Nagehan Alçı yazdı: Yargıtay Cumhuriyet Başsavcılığının adalet talebi
Yargıtay Cumhuriyet Başsavcılığı'nın Ilıcak ve Altan kardeşler için kararını doğru bulduğunu söyleyen Habertürk yazarı Nagehan Alçı, bu kararın ceza dairesi tarafından da onanacağına inandığını söyledi.
Yargıtay Cumhuriyet Başsavcılığı, Nazlı Ilıcak, Ahmet Altan ve Mehmet Altan hakkında verilen ağırlaştırılmış müebbet hapis cezasının bozulmasını istedi.
Yargıtay Cumhuriyet Başsavcılığını kutladığını söyleyen Nagehan Alçı, "Ağırlaştırılmış müebbet eski TCK anlamında idam demek. Bu isimlerin yaptıklarına kızabilirsiniz ama onların idamlık suç işlediğini kim ileri sürebilir?" dedi.
15 Temmuz askeri darbe teşebbüsünün fiilen içinde olan kimi generallerin müebbet almayıp tahliye olduğunu söyleyen Alçı, üç gazeteciyle ilgili bu kararın izah edilecek bir tarafı olmadığını belirtti. Alçı, şu ifadelerle yazısına son verdi:
Ben Yargıtay Cumhuriyet Başsavcılığı'nın verdiği bu vicdanlı kararın ceza dairesi tarafından da onanacağına inanıyorum.
Yargıtay Cumhuriyet Başsavcılığının adalet talebi
Yargıtay Cumhuriyet Başsavcılığı, Nazlı Ilıcak, Ahmet Altan ve Mehmet Altan ile ilgili istinaf mahkemesinin vermiş olduğu ağırlaştırılmış müebbet hapis cezası kararının bozulmasını istedi.
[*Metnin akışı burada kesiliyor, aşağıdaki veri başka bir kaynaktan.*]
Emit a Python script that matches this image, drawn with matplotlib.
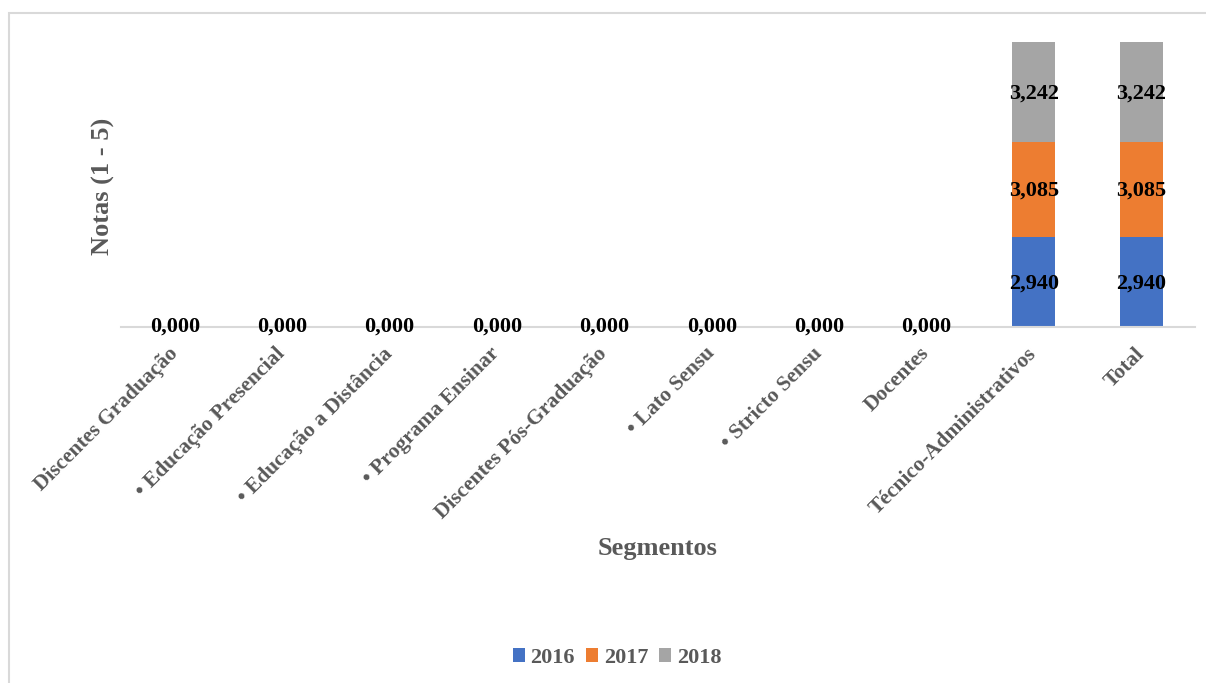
import matplotlib
matplotlib.use("Agg")
import matplotlib.pyplot as plt
from matplotlib.patches import Rectangle
import numpy as np

categories = ["Discentes Graduação", "• Educação Presencial", "• Educação a Distância",
              "• Programa Ensinar", "Discentes Pós-Graduação", "• Lato Sensu",
              "• Stricto Sensu", "Docentes", "Técnico-Administrativos", "Total"]
years = ["2016", "2017", "2018"]
v2016 = [0, 0, 0, 0, 0, 0, 0, 0, 2.940, 2.940]
v2017 = [0, 0, 0, 0, 0, 0, 0, 0, 3.085, 3.085]
v2018 = [0, 0, 0, 0, 0, 0, 0, 0, 3.242, 3.242]
colors = ["#4472C4", "#ED7D31", "#A5A5A5"]

plt.rcParams['font.family'] = ['Liberation Serif', 'DejaVu Serif']
W, H = 1206, 683
fig = plt.figure(figsize=(W/100, H/100), dpi=100)
fig.patches.append(Rectangle((9/W, -0.1), 1.2, (H-13)/H + 0.1, transform=fig.transFigure,
                             fill=False, edgecolor="#D9D9D9", linewidth=1.5))

ax = fig.add_axes([121/W, 1 - 327/H, (1195-121)/W, (327-19.5)/H])
x = np.arange(len(categories))
series = [v2016, v2017, v2018]
bottom = np.zeros(len(categories))
for vals, c, yr in zip(series, colors, years):
    vals = np.array(vals)
    ax.bar(x, vals, width=0.4, bottom=bottom, color=c, label=yr, zorder=2)
    for xi, v, b in zip(x, vals, bottom):
        if v > 0:
            ax.text(xi, b + v/2 - 0.06, f"{v:.3f}".replace(".", ","), ha="center", va="center",
                    fontsize=16, fontweight="bold", color="black", zorder=3)
    bottom += vals
for xi, tot in zip(x, bottom):
    if tot == 0:
        ax.text(xi, 0, "0,000", ha="center", va="center", fontsize=16,
                fontweight="bold", color="black", zorder=3)

ax.set_xlim(-0.5, len(categories) - 0.5)
ax.set_ylim(0, 10)
for s in ["top", "right", "left"]:
    ax.spines[s].set_visible(False)
ax.spines["bottom"].set_color("#D9D9D9")
ax.spines["bottom"].set_linewidth(1.5)
ax.set_yticks([])
ax.set_xticks(x)
ax.set_xticklabels(categories, rotation=45, ha="right", va="center", rotation_mode="anchor",
                   fontsize=15.5, fontweight="bold", color="#595959")
ax.tick_params(axis="x", length=0, pad=17)

fig.text(103/W, 1 - 186/H, "Notas (1 - 5)", rotation=90, ha="center", va="center",
         fontsize=19, fontweight="bold", color="#595959")
fig.text(658/W, 1 - 548/H, "Segmentos", ha="center", va="center",
         fontsize=19, fontweight="bold", color="#595959")

handles, labels = ax.get_legend_handles_labels()
fig.legend(handles, labels, loc="center", bbox_to_anchor=(617/W, 1 - 658/H), ncol=3,
           frameon=False, prop={"weight": "bold", "size": 16}, handlelength=0.55,
           handleheight=0.55, handletextpad=0.25, columnspacing=0.5,
           labelcolor="#595959")

fig.savefig("out.png", dpi=100)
Başsavcılık, bu üç ismin anayasal düzeni ortadan kaldırmaya teşebbüs suçundan değil, terör örgütüne bilerek ve isteyerek yardım etme suçundan yargılanmalarını istedi. Yani TCK’nın 314. Maddesinin ikinci fıkrasına göre yargılanmalarını talep etti. Şayet Yargıtay’ın ilgili ceza dairesi onarsa 15 gün içinde karar ilgili istinaf mahkemesine gidecek.
Yargıtay Cumhuriyet Başsavcılığını bu adalet talebinden ötürü kutluyorum. Ağırlaştırılmış müebbet eski TCK anlamında idam demek. Bu isimlerin yaptıklarına kızabilirsiniz ama onların idamlık suç işlediğini kim ileri sürebilir?
15 Temmuz askeri darbe teşebbüsünün fiilen içinde olan kimi
generaller bile müebbet almayıp tahliye olurken üç gazeteciyle
ilgili bu kararın izah edilecek bir tarafı yok. Toplumda belki bazı
marjinal fanatikler dışında kimse bu ağırlaştırılmış müebbet
kararlarının doğru olduğunu söylemiyor.
Nazlı Ilıcak’ın dördüncü torunu Ali Kerim 6 ay önce doğdu, henüz
yüzünü dahi görmedi. Ahmet Altan’ın edebiyat eserlerini bile
yayınevleri basmaya korkuyor. Türkçe yazılmış kitapların
tercümesinin yurtdışında yayınlanıp Altan’ın mükemmel kullandığı
kendi anadilindeki yeni edebi yapıtlarının basılmaması çok üzücü
bir hadise. Alfa-Everest grubuna ve Faruk Bayrak’a da buradan
sesleniyorum: Bu kitapları basın lütfen. Olmaz böyle şey.
Adaletsizlik bu…
Ben Yargıtay Cumhuriyet Başsavcılığı'nın verdiği bu vicdanlı kararın ceza dairesi tarafından da onanacağına inanıyorum.